Here is an example of fitting a sine function to some data:

# Create noisy sine wave data
x = np.linspace(0, 10, 100)
y = 3 * np.sin(2 * x + 3) + 5 + np.random.normal(0, 0.5, 100)

# Create scatter plot and fit with guesses (amplitude, frequency, phase, offset)
# Frequency is the most important parameter to get close to the actual value
scatter = gl.Scatter(x, y, label="Noisy sine")
fit = gl.FitFromSine(scatter, label="Fit", guesses=(1, 2.2, 1, 1))
all_params = fit.parameters
print(f"Amplitude: {fit.amplitude:.3f}")
print(f"Frequency: {fit.frequency_rad:.3f}")
print(f"Phase: {fit.phase_rad:.3f}")
print(f"Vertical shift: {fit.vertical_shift:.3f}")

fig = gl.Figure(y_lim=(0.5, 10.7))
fig.add_elements(scatter, fit)
fig.show()

(png, hires.png, pdf)

../_images/scatter_fitting-7.png
Amplitude: 2.943
Frequency: 2.004
Phase: 2.943
Vertical shift: 5.102

And here is an example of fitting a specific, user-defined function to some data. In this example, a laser of wavelength 532 nm is shone though a single slit of unknown width.
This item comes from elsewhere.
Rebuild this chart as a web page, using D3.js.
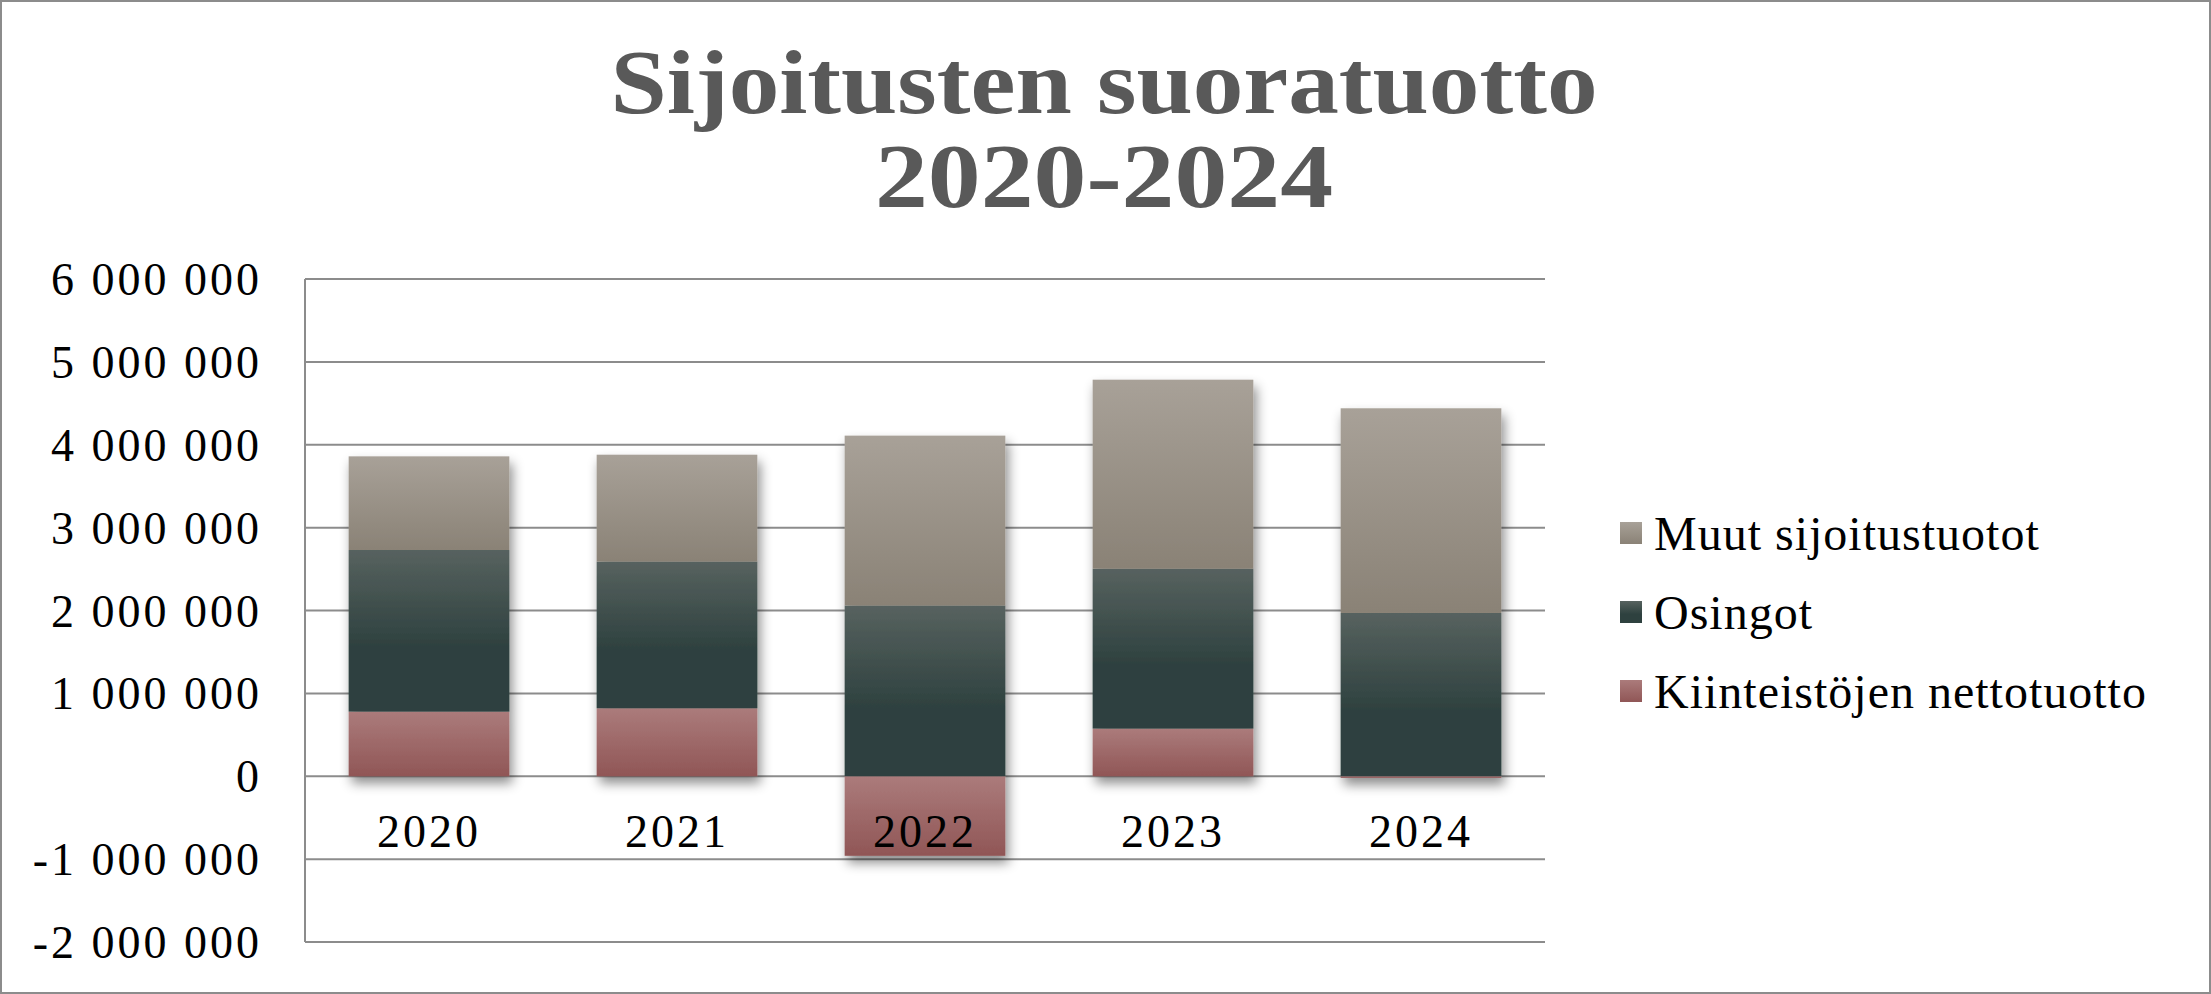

The resulting diffraction pattern is recorded on a screen. You can use the Fraunhofer single-slit diffraction equation to fit the data and determine the width of the slit:

def single_slit(theta, a):
    wavelength = 500e-9
    beta = np.pi * a * np.sin(theta) / wavelength
    return (np.sinc(beta / np.pi)) ** 2

# Our fictional experimental data (with noise and slit width of 3.75 microns)
theta = np.linspace(-0.3, 0.3, 500)
a = 3.75e-6
I_exp = single_slit(theta, a) + np.random.normal(0, 0.02, 500)

# Create scatter and fit from single_slit function
scatter = gl.Curve(theta, I_exp, label="Experimental Data")
fit = gl.FitFromFunction(single_slit, scatter, label="Fit", guesses=(1e-6))

# Fitted parameters are stored in the Fit object
print(f"Slit width: {fit.parameters[0] * 1e6:.3f} microns")


fig = gl.Figure(x_label="Angle (rad)", y_label="Intensity (a.u.)")
fig.add_elements(scatter, fit)
fig.show()

(png, hires.png, pdf)

../_images/scatter_fitting-8.png
Slit width: 3.763 microns

As a bonus tip, you can use the create_slice_x() and create_slice_y() methods to create a Scatter object that represents a slice of the original data. This can be useful for fitting a function to just part of your data if you measurements are not reliable at all x values.

It is also possible to use the to_desmos() to export the scatter into a Desmos-readable format. This can allow easier estimation of the initial guesses for proper fitting.